Brian (who has a PhD in political philosophy from a Canadian university) is low-key and easy to talk to. I can't wind him up like a crank. He says his two most hostile interviews were by Al Franken and Michael Signorile. He got a couple of negative reviews on his book in the conservative press (New York Sun) but two positive ones in The Wall Street Journal.

He has not seen Brokeback Mountain but he did see Curious George with his kids.

By 8:35 am, the crowd of about 30 is seated.

Brian reads his speech (most of it was published in the Winter 2006 issue of City Journal). His voice often trails off at the end of a sentence and becomes inaudible. That and the wild screaming from the fevered crowd (OK, I made up that screaming stuff).

He says:

Dan Rather's retirement a year early signalled the decline of Old Media...

On New York's WLIB, Air America's ratings were below the all-Caribbean music that replaced it.

Air America doesn't even show up in the Arbitrons [radio ratings] for Washington D.C.

Liberals tend to be deadly earnest on the radio. They are taken over by Political Correctness.

FOX News was the first alternatives news organization to the mainstream elite. FOX broke the UN's oil-bribery scandal.

FOX predicted in its last poll before the election that Kerry would beat Bush by several percentage points.

On Brit Hume's FOX show, liberal and conservative thinktanks are quoted equally. On CBS, liberal thinktanks are cited 4-1 over conservatives.

Al Franken's a weird guy. Narcissistic. He mainly wanted to talk about himself and how I had not portrayed him fairly. I didn't lose my temper.

He has some weird psycho-drama going on. He's a terrible radio host.
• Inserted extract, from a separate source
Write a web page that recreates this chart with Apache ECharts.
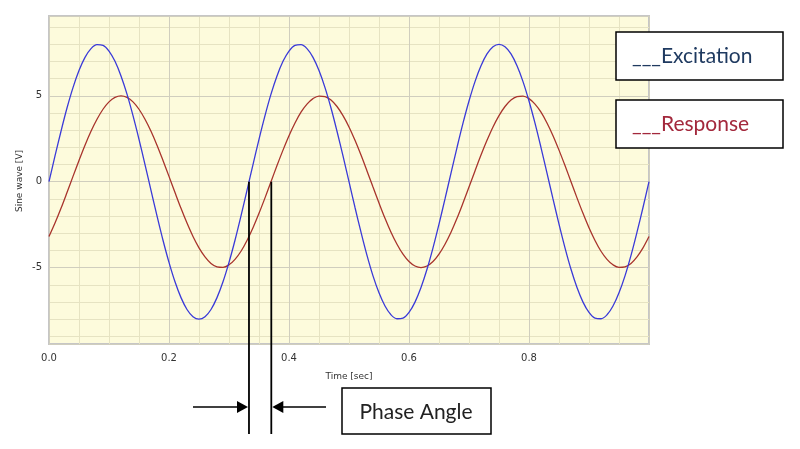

He has these long silences.

Instead of fighting back with ideas, liberals are illiberally trying to strangle new media.

The Left has lost its media monopoly and has trouble competing in the marketplace of ideas.

The Left likes campaign finance reform because it leaves exempt its two bastions -- the news media and academia.
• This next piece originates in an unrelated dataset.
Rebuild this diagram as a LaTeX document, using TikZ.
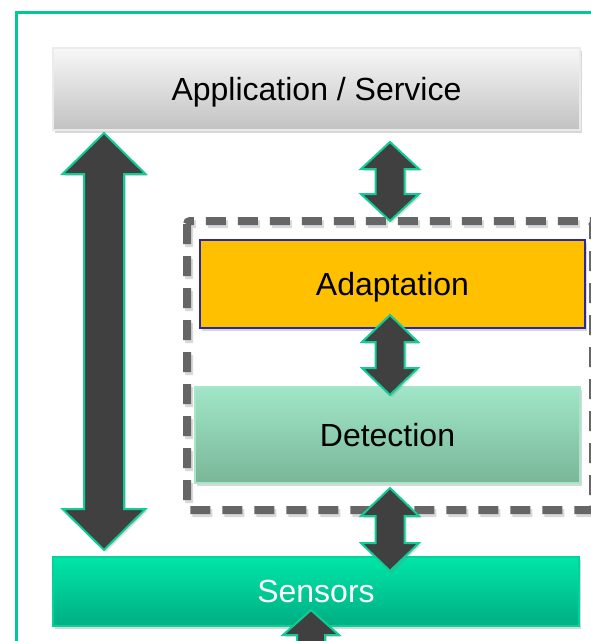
\documentclass[tikz,border=0pt]{standalone}
\usepackage{fontspec}
\setmainfont{Liberation Sans}
\usetikzlibrary{calc,shadows,positioning}
\definecolor{frameg}{HTML}{00C896}
\definecolor{arrfill}{HTML}{404040}
\definecolor{arredge}{HTML}{10CC96}
\definecolor{dashg}{HTML}{666666}
\definecolor{adaptf}{HTML}{FFC000}
\definecolor{adaptd}{HTML}{2828A8}
\definecolor{dett}{HTML}{A0E6C8}
\definecolor{detb}{HTML}{7AB698}
\definecolor{detd}{HTML}{A8E6CA}
\definecolor{sent}{HTML}{00E6A8}
\definecolor{senb}{HTML}{00AE84}
\definecolor{send}{HTML}{00D49C}
\tikzset{
  boxshadow/.style={drop shadow={opacity=0.3,shadow xshift=2pt,shadow yshift=-3pt}},
  layerbox/.style={rectangle,inner sep=0pt,font=\fontsize{32}{38}\selectfont,
    text height=23pt,text depth=0pt,boxshadow},
  fatarrow/.style={fill=arrfill,draw=arredge,line width=2pt,line join=miter,
    drop shadow={opacity=0.25,shadow xshift=2pt,shadow yshift=-2pt}},
  groupline/.style={line width=8pt,dash pattern=on 20pt off 12pt,rounded corners=3pt},
}
% vertical double arrow from top tip #1 to bottom tip #2; #3 shaft half width, #4 head half width, #5 head length
\newcommand\vdarrow[5]{%
  \draw[fatarrow] let \p1=(#1), \p2=(#2) in
    (\x1,\y1) -- (\x1+#4pt,\y1-#5pt) -- (\x1+#3pt,\y1-#5pt) -- (\x1+#3pt,\y2+#5pt)
    -- (\x1+#4pt,\y2+#5pt) -- (\x1,\y2) -- (\x1-#4pt,\y2+#5pt) -- (\x1-#3pt,\y2+#5pt)
    -- (\x1-#3pt,\y1-#5pt) -- (\x1-#4pt,\y1-#5pt) -- cycle;}
\begin{document}
\begin{tikzpicture}[x=1pt,y=-1pt]
\useasboundingbox (0,0) rectangle (591,641);
\clip (0,0) rectangle (591,641);
\fill[white] (0,0) rectangle (591,641);
% outer frame
\draw[frameg,line width=3pt] (16,12) rectangle (620,680);
% dashed group (shadow then line)
\coordinate (g1) at (187,221);
\coordinate (g2) at (593,510);
\draw[groupline,black,opacity=0.15] ([shift={(2,3)}]g1) rectangle ([shift={(2,3)}]g2);
\draw[groupline,dashg] (g1) rectangle (g2);
% boxes
\node[layerbox,minimum width=527pt,minimum height=82pt,top color=white!97!black,bottom color=white!76!black,
  draw=white!92!black,line width=1.5pt] (app) at (316.5,89) {Application / Service};
\node[layerbox,minimum width=385pt,minimum height=88pt,fill=adaptf,draw=adaptd,line width=2.2pt]
  (adapt) at (392.5,284) {Adaptation};
\node[layerbox,minimum width=385pt,minimum height=96pt,top color=dett,bottom color=detb,draw=detd,line width=2pt]
  (det) at (387.5,435) {Detection};
\node[layerbox,minimum width=526pt,minimum height=69pt,top color=sent,bottom color=senb,draw=send,line width=2pt,
  text=white] (sen) at (316,591) {Sensors};
% arrow end points
\coordinate (l1) at (104,133);
\coordinate (l2) at (104,550);
\coordinate (a1) at (390,142);
\coordinate (a2) at (390,221);
\coordinate (b1) at (390,315);
\coordinate (b2) at (390,395);
\coordinate (c1) at (390,488);
\coordinate (c2) at (390,571);
\coordinate (d1) at (311,610);
\coordinate (d2) at (311,700);
\vdarrow{l1}{l2}{20}{41.5}{41}
\vdarrow{a1}{a2}{14.5}{29}{27}
\vdarrow{b1}{b2}{14.5}{28}{27}
\vdarrow{c1}{c2}{14.5}{29}{28}
\vdarrow{d1}{d2}{14}{28}{25}
\end{tikzpicture}
\end{document}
All you need to do is tell people where the money comes from and let them make up their own minds.

Talk radio gets underestimated by conservative intellectuals. One-quarter of Americans listen to talk radio.

Both the Daily Show and South Park puncture the pieties of the Left. South Park is more popular than the Daily Show.

I can't stand Bill Mahr. I prefer Jon Stewart.

Dennis Miller would've flourished on latenight TV. He had that kind of personality.

CNN is reflexively liberal. I've been inside CNN. Everybody there is a liberal.

Canadian bloggers were not allowed to write about the election for 24 (or 48) hours before the election.

I ask him if he's debated David Brock. He says no. He doesn't think much of Brock and his organization Media Matters.